To me it seems a bit unusual: where adding to an existing path addresses subtrees, strip_prefix
refers to an entirely different subtree of the filesystem, where this crate's goal is to prevent confusion between filesystem subtrees.
In Pijul, we need paths relative to the root of a repository: specifically, when we have a repository in /path/to/my/repo
, the current directory is /path/to/my/repo/a/b/c
, and we want to add ../d/../f
, we need to know that the file to add, relative to the root of the repository, is a/f
.
Now, this wasn't a problem on Unix, since the root of the repository is always in canonical form, so I was canonicalizing paths, and then stripping off the root of the repository.

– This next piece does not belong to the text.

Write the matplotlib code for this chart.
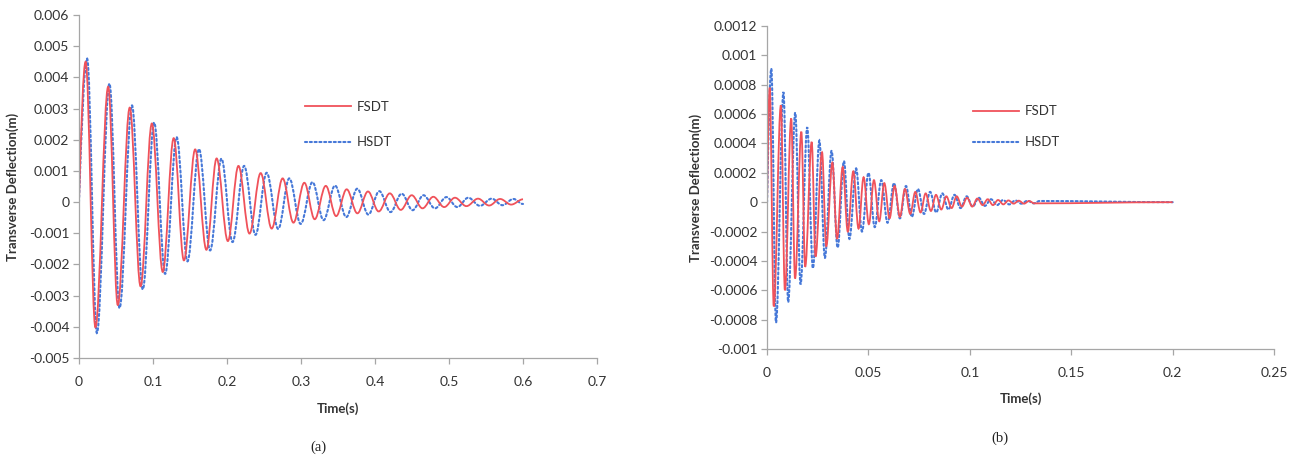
import numpy as np
import matplotlib
matplotlib.use("Agg")
import matplotlib.pyplot as plt
from matplotlib.path import Path
from matplotlib.patches import PathPatch
from matplotlib.lines import Line2D
from matplotlib.ticker import FuncFormatter

plt.rcParams['font.family'] = ['Lato', 'DejaVu Sans']

# (a) extrema of the response: time (s), deflection (m)
a_fsdt_t = [0, 0.009, 0.0222, 0.0395, 0.0524, 0.0686, 0.0832, 0.0985, 0.1132, 0.128,
            0.1418, 0.157, 0.1722, 0.186, 0.2012, 0.2155, 0.2304, 0.2455, 0.2604, 0.2752,
            0.2898, 0.3045, 0.3185, 0.3335, 0.3475, 0.3617, 0.3762, 0.3905, 0.405, 0.42,
            0.4348, 0.4496, 0.4642, 0.4788, 0.4935, 0.508, 0.5235, 0.5392, 0.5542, 0.569,
            0.584, 0.6]
a_fsdt_v = [0, 0.0045, -0.00402, 0.0037, -0.0033, 0.00303, -0.0027, 0.00252, -0.00224, 0.00205,
            -0.00187, 0.00169, -0.00153, 0.0014, -0.00125, 0.00116, -0.00101, 0.00093, -0.00085, 0.00076,
            -0.00066, 0.00062, -0.00055, 0.00052, -0.00045, 0.00041, -0.00036, 0.00034, -0.0003, 0.00028,
            -0.00025, 0.00022, -0.0002, 0.00017, -0.00016, 0.00014, -0.00013, 0.00011, -0.00011, 0.0001,
            -0.00008, 0.00009]
a_hsdt_t = [0, 0.011, 0.0242, 0.0412, 0.0548, 0.0716, 0.0862, 0.1016, 0.1164, 0.132,
            0.1466, 0.1622, 0.1772, 0.1925, 0.2075, 0.2232, 0.2385, 0.2536, 0.2692, 0.2842,
            0.2996, 0.3155, 0.3305, 0.346, 0.3612, 0.376, 0.391, 0.4058, 0.421, 0.436,
            0.4508, 0.4655, 0.481, 0.4965, 0.5112, 0.526, 0.5418, 0.5577, 0.5722, 0.587,
            0.6]
a_hsdt_v = [0, 0.0046, -0.0042, 0.0038, -0.0034, 0.0031, -0.0028, 0.00255, -0.0023, 0.00208,
            -0.0019, 0.0017, -0.00155, 0.00139, -0.00128, 0.00116, -0.00105, 0.00094, -0.00086, 0.00076,
            -0.0007, 0.00064, -0.00058, 0.00053, -0.00048, 0.00043, -0.0004, 0.00035, -0.00032, 0.00027,
            -0.00026, 0.00022, -0.0002, 0.00016, -0.00016, 0.00014, -0.00012, 0.00011, -0.0001, 0.0001,
            -0.00006]

# (b) extrema
b_fsdt_t = [0, 0.0013, 0.0033, 0.0068, 0.0088, 0.0119, 0.0138, 0.0169, 0.0188, 0.022,
            0.0239, 0.0271, 0.0292, 0.0322, 0.0345, 0.0373, 0.0398, 0.0425, 0.0451, 0.0476,
            0.0502, 0.0527, 0.0553, 0.0578, 0.0604, 0.0629, 0.0655, 0.068, 0.0706, 0.0731,
            0.0757, 0.0782, 0.0808, 0.0833, 0.0859, 0.0884, 0.091, 0.0935, 0.0961, 0.0986,
            0.1012, 0.1037, 0.1063, 0.1088, 0.1114, 0.1139, 0.1165, 0.119, 0.1216, 0.1241,
            0.1267, 0.1292, 0.1318, 0.2]
b_fsdt_v = [0, 0.00078, -0.00071, 0.00066, -0.0006, 0.00057, -0.00052, 0.00048, -0.00044, 0.00041,
            -0.00037, 0.00034, -0.0003, 0.00027, -0.00025, 0.00024, -0.0002, 0.00021, -0.00018, 0.00017,
            -0.00015, 0.00015, -0.00013, 0.00013, -0.00011, 0.00011, -0.0001, 0.00009, -0.00008, 0.00007,
            -0.00007, 0.00006, -0.00006, 0.00005, -0.00005, 0.00004, -0.00004, 0.00004, -0.00003, 0.00003,
            -0.00003, 0.000025, -0.00002, 0.00002, -0.00002, 0.000015, -0.000015, 0.000012, -0.00001, 0.00001,
            -0.00001, 0.000008, -0.000008, 0]
b_hsdt_t = [0, 0.0021, 0.0044, 0.0081, 0.0104, 0.0139, 0.0165, 0.0198, 0.0226, 0.0258,
            0.0285, 0.0318, 0.0348, 0.0379, 0.0406, 0.0439, 0.0468, 0.05, 0.0531, 0.0563,
            0.0594, 0.0626, 0.0655, 0.0685, 0.0714, 0.0744, 0.0774, 0.0804, 0.0834, 0.0864,
            0.0894, 0.0924, 0.0954, 0.0984, 0.1014, 0.1044, 0.1074, 0.1104, 0.1134, 0.1164,
            0.1194, 0.1224, 0.1254, 0.1284, 0.1314, 0.1344, 0.2]
b_hsdt_v = [0, 0.00091, -0.00082, 0.00075, -0.00068, 0.00061, -0.00056, 0.00051, -0.00045, 0.00042,
            -0.00038, 0.00035, -0.00031, 0.00028, -0.00025, 0.00023, -0.0002, 0.0002, -0.00017, 0.00015,
            -0.00014, 0.00013, -0.00011, 0.00011, -0.0001, 0.00009, -0.00008, 0.00007, -0.00007, 0.00006,
            -0.00005, 0.00005, -0.00004, 0.00004, -0.00003, 0.00003, -0.000025, 0.00002, -0.00002, 0.000015,
            -0.000015, 0.000012, -0.00001, 0.00001, -0.000008, 0.000008, 0]

a_xticks = [0, 0.1, 0.2, 0.3, 0.4, 0.5, 0.6, 0.7]
a_yticks = [-0.005, -0.004, -0.003, -0.002, -0.001, 0, 0.001, 0.002, 0.003, 0.004, 0.005, 0.006]
b_xticks = [0, 0.05, 0.1, 0.15, 0.2, 0.25]
b_yticks = [-0.001, -0.0008, -0.0006, -0.0004, -0.0002, 0, 0.0002, 0.0004, 0.0006, 0.0008, 0.001, 0.0012]

RED = '#F0525A'
BLUE = '#4678D8'
GRAY = '#A6A6A6'
TXT = '#333333'
HSDT_DASH = (0, (1.0, 1.3))


def wave_path(ts, vs, k=0.363):
    # smooth curve through the extrema: horizontal tangent at every peak/trough
    verts = [(ts[0], vs[0])]
    codes = [Path.MOVETO]
    for i in range(1, len(ts)):
        t0, v0, t1, v1 = ts[i - 1], vs[i - 1], ts[i], vs[i]
        dt = t1 - t0
        if i == 1:
            c1 = (t0 + dt / 3, v0 + (v1 - v0) * np.pi / 6)
        else:
            c1 = (t0 + k * dt, v0)
        c2 = (t1 - k * dt, v1)
        verts += [c1, c2, (t1, v1)]
        codes += [Path.CURVE4] * 3
    return Path(verts, codes)


def style_axes(ax, xticks, yticks):
    for s in ['top', 'right']:
        ax.spines[s].set_visible(False)
    for s in ['left', 'bottom']:
        ax.spines[s].set_color(GRAY)
        ax.spines[s].set_linewidth(0.9)
    ax.set_xlim(xticks[0], xticks[-1])
    ax.set_ylim(yticks[0], yticks[-1])
    ax.set_xticks(xticks)
    ax.set_yticks(yticks)
    fmt = FuncFormatter(lambda v, p: f'{v:g}')
    ax.xaxis.set_major_formatter(fmt)
    ax.yaxis.set_major_formatter(fmt)
    ax.tick_params(direction='out', length=4, width=0.9, color=GRAY,
                   labelcolor=TXT, labelsize=10)
    ax.tick_params(axis='x', pad=9)
    ax.tick_params(axis='y', pad=3)


fig = plt.figure(figsize=(13.01, 4.67), dpi=100)
ax_a = fig.add_axes([0.0607, 0.2334, 0.3982, 0.7345])
ax_b = fig.add_axes([0.5896, 0.2527, 0.3897, 0.6916])

panels = [
    (ax_a, a_fsdt_t, a_fsdt_v, a_hsdt_t, a_hsdt_v, a_xticks, a_yticks,
     (0.436, 0.75), 1.8, (-0.116, 0.5), (0.5, -0.128)),
    (ax_b, b_fsdt_t, b_fsdt_v, b_hsdt_t, b_hsdt_v, b_xticks, b_yticks,
     (0.406, 0.755), 1.45, (-0.128, 0.5), (0.5, -0.133)),
]

for ax, ft, fv, ht, hv, xt, yt, leg_pos, lsp, ylab_pos, xlab_pos in panels:
    style_axes(ax, xt, yt)
    ax.add_patch(PathPatch(wave_path(ht, hv), fill=False, edgecolor=BLUE,
                           lw=1.5, linestyle=HSDT_DASH, capstyle='round'))
    ax.add_patch(PathPatch(wave_path(ft, fv), fill=False, edgecolor=RED, lw=1.3))

    handles = [Line2D([], [], color=RED, lw=1.3),
               Line2D([], [], color=BLUE, lw=1.5, ls=HSDT_DASH, dash_capstyle='round')]
    leg = ax.legend(handles, ['FSDT', 'HSDT'], frameon=False, loc='upper left',
                    bbox_to_anchor=leg_pos, borderaxespad=0, borderpad=0,
                    handlelength=3.5, handletextpad=0.4, labelspacing=lsp, fontsize=9.5)
    for t in leg.get_texts():
        t.set_color(TXT)

    ax.set_ylabel('Transverse Deflection(m)', fontsize=9.5, fontweight='bold', color=TXT)
    ax.set_xlabel('Time(s)', fontsize=9.5, fontweight='bold', color=TXT)
    ax.yaxis.set_label_coords(*ylab_pos)
    ax.xaxis.set_label_coords(*xlab_pos)

fig.text(318 / 1301, 1 - 447 / 467, '(a)', family='Liberation Serif', fontsize=10.5,
         ha='center', va='center', color='#222222')
fig.text(1000 / 1301, 1 - 438 / 467, '(b)', family='Liberation Serif', fontsize=10.5,
         ha='center', va='center', color='#222222')

fig.savefig('out.png', dpi=100)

Unfortunately, that doesn't really work on Windows, where canonicalize
returns an "extended syntax path", which is almost never used by end users directly, and almost always as a result of calling canonicalize
.
I understand that this is a strange use case, since we're essentially implementing a filesystem inside another filesystem, and we can totally do without strip_prefix
if you don't think this is relevant (some documentation about that design choice would be useful though).
Having a checked version of
strip_prefix
, guaranteed to happen only between two canonical paths, would be very useful.